Una de las cosas que más llama la atención de muchos
americanos que he conocido en España es la afición de los españoles por
manifestarse en la plaza pública. En efecto, quizás porque sabemos que no siempre
ha sido posible hacerlo, las manifestaciones forman parte del ethos español como la tortilla de patata
o El Corte Inglés.
En esta época que nos ha tocado vivir, donde las
grandes acumulaciones de gente en el espacio público se producen sobre todo en
países en vías de desarrollo, la ubicuidad de las manifestaciones en España es
una prueba de que no éramos lo modernos que creíamos ser. De que la sociedad
española no había llegado al fin de la historia y los conflictos eran latentes,
de que no nos habíamos descorporeizado como sucede en las sociedades llamadas
avanzadas. Por ejemplo, en Estados Unidos donde la gente dejo de caminar por
las calles cuando se inventó el automóvil, el shopping
tampoco ya es lo que era una vez que las tiendas han pasado a ser meros
escaparates antesala de la compra por Internet tras comparar precios en un smart phone.

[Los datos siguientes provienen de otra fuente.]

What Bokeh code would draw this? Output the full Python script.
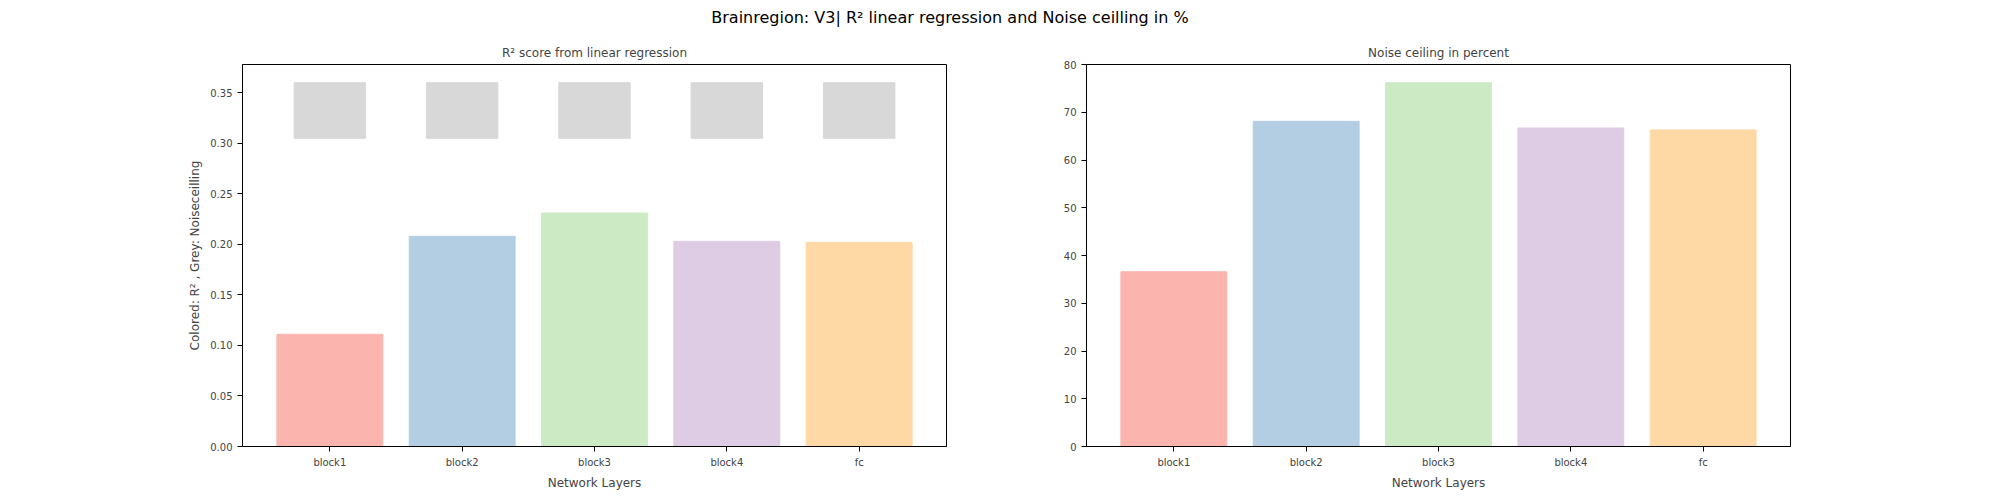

Ni siquiera, como plegarias colectivas que lo mismo
sirven para protestar contra la corrupción de la clase política, la
privatización de la sanidad en la Comunidad de Madrid o manifestar dolor frente
a un crimen horrendo, puede considerarse que su papel sustitutivo de los ritos
religiosos sea muy moderno en un contexto mundial de relativismo cultural en el
que la fuerza de las religiones es la norma y no la excepción. Quizás, en estos
tiempos convulsos, recitar un Padre Nuestro en voz alta acaso podría ser
considerado mucho más moderno y multicultural que gritar consignas detrás de
una pancarta.
A veces las manifestaciones en España se asemejan a
sacar a la virgen en procesión para que llueva, a un acto de una fe imposible
por una causa que debería valer la pena, porque al igual que no tenemos
noticias de Dios tampoco las tenemos de aquello que antes se denominaba los
poderes públicos.
No deja de ser curioso que Estados Unidos, el país
de los derechos civiles, el país más religioso del orbe occidental (en realidad
el único) sea el menos aficionado a las manifestaciones. De hecho, las famosas manifestaciones
que hubo en Wall Street palidecen en cantidad y calidad ante cualquier manifestación
española de ciudad de provincias y no digamos ante las de la Puerta del Sol. Y
no, la razón no es que los americanos amen el capitalismo y el statu quo sobre
todas las cosas.
El activismo estadounidense contemporáneo ha quedado
prácticamente reducido a ciberactivismo. Es un activismo en cierto modo desagregado,
de individuos distantes, individualizado si ello no supone un oxímoron. Un
activismo que en la mayoría de los casos consiste en enviar una oleada de correos
electrónicos al legislador de turno argumentando el motivo de la protesta.
Es un activismo de teléfono, tableta u ordenador
portátil, ejecutado desde la soledad de una habitación o un café. No tiene
caras, héroes, intelectuales o “pavos reales” a la cabeza de la manifestación. Cuando
muchos estados recientemente subieron las tasas de las universidades públicas a
consecuencia de los recortes presupuestarios durante la recesión, las
manifestaciones estudiantiles fueron casi testimoniales ya que los estudiantes
americanos universitarios, que por cierto votaron a Obama en su mayoría,
consideran las manifestaciones una antigualla aunque no lo digan.
La practicidad de los americanos tiene en cuenta, y
mucho, que los correos electrónicos son siempre más fáciles de contar que las
caras o los cuerpos y evitan las interminables guerras de cifras que llenan los
periódicos el día después de la manifestación. Además no cortan el tráfico y
evitan los disturbios.
El problema de este ciberactivismo es que exige un
mínimo de confianza en los gobernantes, pensar que no van a silenciar la
existencia de miles de correos electrónicos.
Puede que sí, que una imagen siga valiendo más que
mil palabras.
Está bien traída esa imagen que relaciona las manifestaciones con las procesiones. Creo que la gente sale por un acto de fe, aunque también lo hace por una desconfianza infinita en sus gobernantes. Las manifestaciones y su abuso dejan entrever las carestías del sistema democrático en España y la falta de vías para elevar las propuestas a los políticos. Habrá que darle una vuelta al sistema. un abrazo.